Instruction: Return nothing but the lines from the one with "Write the Plotly code for this chart." through the one with "fig = go.Figure()" in the data below, word for word and without pictures.
※
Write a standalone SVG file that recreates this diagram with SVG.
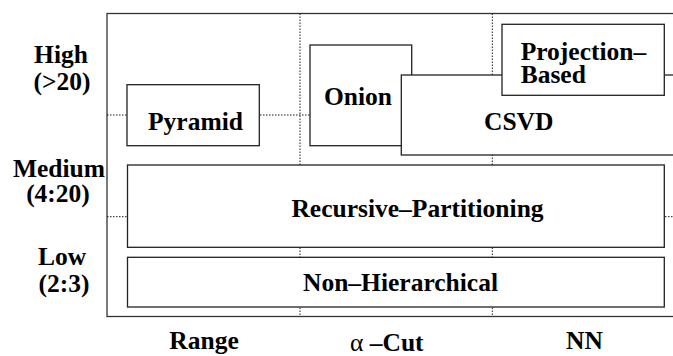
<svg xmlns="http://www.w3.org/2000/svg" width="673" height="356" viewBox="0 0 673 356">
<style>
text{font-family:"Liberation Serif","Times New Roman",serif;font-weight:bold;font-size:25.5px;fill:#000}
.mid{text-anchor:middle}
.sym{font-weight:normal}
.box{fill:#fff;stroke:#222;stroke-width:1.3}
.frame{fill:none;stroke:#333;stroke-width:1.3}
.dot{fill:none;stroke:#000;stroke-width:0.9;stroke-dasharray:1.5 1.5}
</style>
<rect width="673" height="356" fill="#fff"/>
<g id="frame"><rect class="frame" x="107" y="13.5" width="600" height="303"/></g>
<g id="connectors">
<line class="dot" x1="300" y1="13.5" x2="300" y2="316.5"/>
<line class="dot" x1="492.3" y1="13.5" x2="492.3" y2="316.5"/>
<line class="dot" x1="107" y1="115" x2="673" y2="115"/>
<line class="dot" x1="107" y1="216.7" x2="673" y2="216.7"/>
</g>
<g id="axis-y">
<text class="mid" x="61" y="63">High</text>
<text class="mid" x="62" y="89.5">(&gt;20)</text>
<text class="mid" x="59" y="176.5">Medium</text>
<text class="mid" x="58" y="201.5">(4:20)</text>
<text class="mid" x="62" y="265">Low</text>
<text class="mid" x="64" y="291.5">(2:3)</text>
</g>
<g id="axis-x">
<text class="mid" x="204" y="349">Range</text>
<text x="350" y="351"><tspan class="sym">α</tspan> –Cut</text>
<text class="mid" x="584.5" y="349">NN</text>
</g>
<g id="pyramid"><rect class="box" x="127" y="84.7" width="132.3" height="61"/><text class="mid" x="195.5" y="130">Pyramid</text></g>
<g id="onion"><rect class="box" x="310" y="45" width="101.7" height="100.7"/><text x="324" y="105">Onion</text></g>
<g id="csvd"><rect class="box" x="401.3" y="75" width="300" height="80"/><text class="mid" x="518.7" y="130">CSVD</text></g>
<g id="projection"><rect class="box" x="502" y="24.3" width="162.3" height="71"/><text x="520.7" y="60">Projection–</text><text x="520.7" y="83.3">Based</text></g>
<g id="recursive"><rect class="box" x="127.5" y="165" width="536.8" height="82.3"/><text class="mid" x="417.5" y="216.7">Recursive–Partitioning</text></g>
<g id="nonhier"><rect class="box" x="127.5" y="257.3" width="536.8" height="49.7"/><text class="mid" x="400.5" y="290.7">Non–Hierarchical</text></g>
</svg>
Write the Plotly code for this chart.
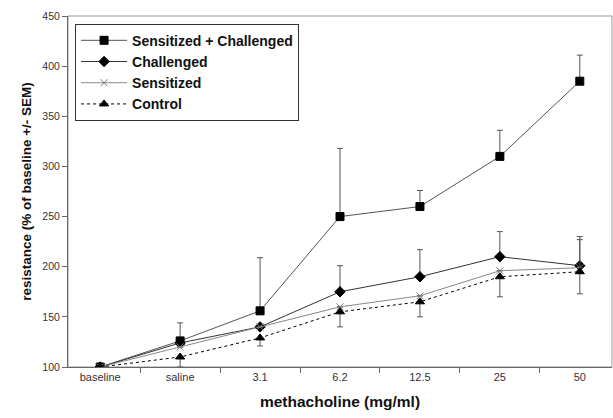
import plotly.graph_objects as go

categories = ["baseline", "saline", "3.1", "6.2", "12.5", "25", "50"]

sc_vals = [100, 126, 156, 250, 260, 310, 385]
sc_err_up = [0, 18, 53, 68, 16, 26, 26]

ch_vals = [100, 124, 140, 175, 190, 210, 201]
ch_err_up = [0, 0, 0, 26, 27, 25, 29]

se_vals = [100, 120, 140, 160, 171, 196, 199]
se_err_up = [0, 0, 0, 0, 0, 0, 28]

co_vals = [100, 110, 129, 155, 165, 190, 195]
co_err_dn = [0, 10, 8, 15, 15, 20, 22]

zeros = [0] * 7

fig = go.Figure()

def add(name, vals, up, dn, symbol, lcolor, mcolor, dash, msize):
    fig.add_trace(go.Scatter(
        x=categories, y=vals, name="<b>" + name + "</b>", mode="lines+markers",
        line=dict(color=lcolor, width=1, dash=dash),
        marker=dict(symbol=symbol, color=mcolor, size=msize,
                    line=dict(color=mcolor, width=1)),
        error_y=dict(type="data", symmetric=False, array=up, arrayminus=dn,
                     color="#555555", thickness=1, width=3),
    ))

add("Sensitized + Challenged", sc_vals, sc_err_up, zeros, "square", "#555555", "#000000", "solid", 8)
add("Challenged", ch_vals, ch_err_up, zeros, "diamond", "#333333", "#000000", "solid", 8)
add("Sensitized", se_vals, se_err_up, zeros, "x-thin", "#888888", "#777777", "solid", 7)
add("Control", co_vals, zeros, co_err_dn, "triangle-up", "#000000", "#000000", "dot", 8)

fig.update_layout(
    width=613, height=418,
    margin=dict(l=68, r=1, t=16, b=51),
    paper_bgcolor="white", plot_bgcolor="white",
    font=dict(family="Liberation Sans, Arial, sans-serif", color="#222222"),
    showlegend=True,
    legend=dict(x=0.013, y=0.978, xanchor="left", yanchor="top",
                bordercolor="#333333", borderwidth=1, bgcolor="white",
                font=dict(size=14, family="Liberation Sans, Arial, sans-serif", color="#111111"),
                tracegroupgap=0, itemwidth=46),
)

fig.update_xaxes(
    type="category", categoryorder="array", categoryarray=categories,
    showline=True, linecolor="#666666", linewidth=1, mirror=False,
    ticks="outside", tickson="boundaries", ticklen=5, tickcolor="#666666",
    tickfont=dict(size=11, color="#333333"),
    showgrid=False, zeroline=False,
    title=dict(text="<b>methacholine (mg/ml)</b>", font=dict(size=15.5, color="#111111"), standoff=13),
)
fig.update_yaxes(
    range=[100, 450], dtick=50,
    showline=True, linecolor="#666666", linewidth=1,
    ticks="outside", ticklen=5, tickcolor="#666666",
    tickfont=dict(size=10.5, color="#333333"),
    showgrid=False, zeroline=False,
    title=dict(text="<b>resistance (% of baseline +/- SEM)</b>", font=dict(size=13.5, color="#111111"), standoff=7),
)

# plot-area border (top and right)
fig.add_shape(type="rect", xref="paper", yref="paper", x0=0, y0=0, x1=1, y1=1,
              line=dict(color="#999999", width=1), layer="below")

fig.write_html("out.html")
※
Solution:
Write the Plotly code for this chart.
import plotly.graph_objects as go

categories = ["baseline", "saline", "3.1", "6.2", "12.5", "25", "50"]

sc_vals = [100, 126, 156, 250, 260, 310, 385]
sc_err_up = [0, 18, 53, 68, 16, 26, 26]

ch_vals = [100, 124, 140, 175, 190, 210, 201]
ch_err_up = [0, 0, 0, 26, 27, 25, 29]

se_vals = [100, 120, 140, 160, 171, 196, 199]
se_err_up = [0, 0, 0, 0, 0, 0, 28]

co_vals = [100, 110, 129, 155, 165, 190, 195]
co_err_dn = [0, 10, 8, 15, 15, 20, 22]

zeros = [0] * 7

fig = go.Figure()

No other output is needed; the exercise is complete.